== JOB ==
Leave the pictures out and quote every line from the start of the listing to the line with "from matplotlib.lines import Line2D", inclusive.

>>>>>

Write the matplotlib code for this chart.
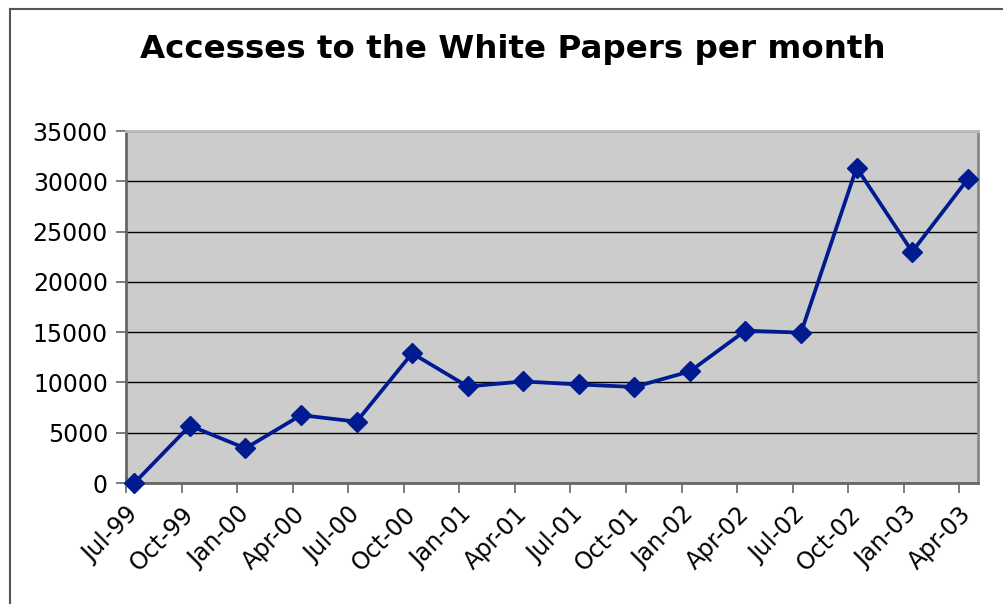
import numpy as np
import matplotlib.pyplot as plt
from matplotlib.lines import Line2D

# quarters shown on the axis, one point per quarter
tick_labels = ['Jul-99', 'Oct-99', 'Jan-00', 'Apr-00', 'Jul-00', 'Oct-00',
               'Jan-01', 'Apr-01', 'Jul-01', 'Oct-01', 'Jan-02', 'Apr-02',
               'Jul-02', 'Oct-02', 'Jan-03', 'Apr-03']
accesses = [0, 5700, 3450, 6750, 6100, 12900, 9600, 10100,
            9800, 9550, 11100, 15150, 14950, 31350, 23000, 30200]

# x in months since Jul-99, points sit mid-month
month_idx = np.arange(len(tick_labels)) * 3
x_pts = month_idx + 0.45

fig = plt.figure(figsize=(10.04, 6.04), dpi=100)
ax = fig.add_axes([0.1255, 0.2003, 0.8485, 0.5828])
ax.set_facecolor('#CCCCCC')

ax.plot(x_pts, accesses, color='#001A90', lw=2.7, marker='D', ms=10,
        clip_on=False, zorder=3)

ax.set_xlim(0, 46)
ax.set_ylim(0, 35000)
ax.set_yticks(np.arange(0, 35001, 5000))
ax.set_xticks(month_idx)
ax.set_xticklabels(tick_labels, rotation=45, ha='right', rotation_mode='anchor')
ax.yaxis.grid(True, color='black', lw=1)
ax.set_axisbelow(True)

ax.tick_params(axis='both', labelsize=17, length=7, width=1.2, color='#666666',
               direction='out')
ax.tick_params(axis='x', pad=7)
ax.tick_params(axis='y', pad=6)
for s in ax.spines.values():
    s.set_color('#888888')
    s.set_linewidth(2)
ax.spines['left'].set_color('#666666')
ax.spines['bottom'].set_color('#666666')
ax.spines['top'].set_color('#BBBBBB')

fig.text(0.511, 0.918, 'Accesses to the White Papers per month',
         ha='center', va='center', fontsize=23.4, fontweight='bold')

# chart frame (cut off on right and bottom)
fig.add_artist(Line2D([10/1004, 10/1004], [0, 1 - 9/604], color='#555555', lw=1.5))
fig.add_artist(Line2D([10/1004, 1], [1 - 9/604, 1 - 9/604], color='#555555', lw=1.5))

fig.savefig('out.png', dpi=100)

<<<<<

== RESULT FOR THIS EXERCISE ==
Write the matplotlib code for this chart.
import numpy as np
import matplotlib.pyplot as plt
from matplotlib.lines import Line2D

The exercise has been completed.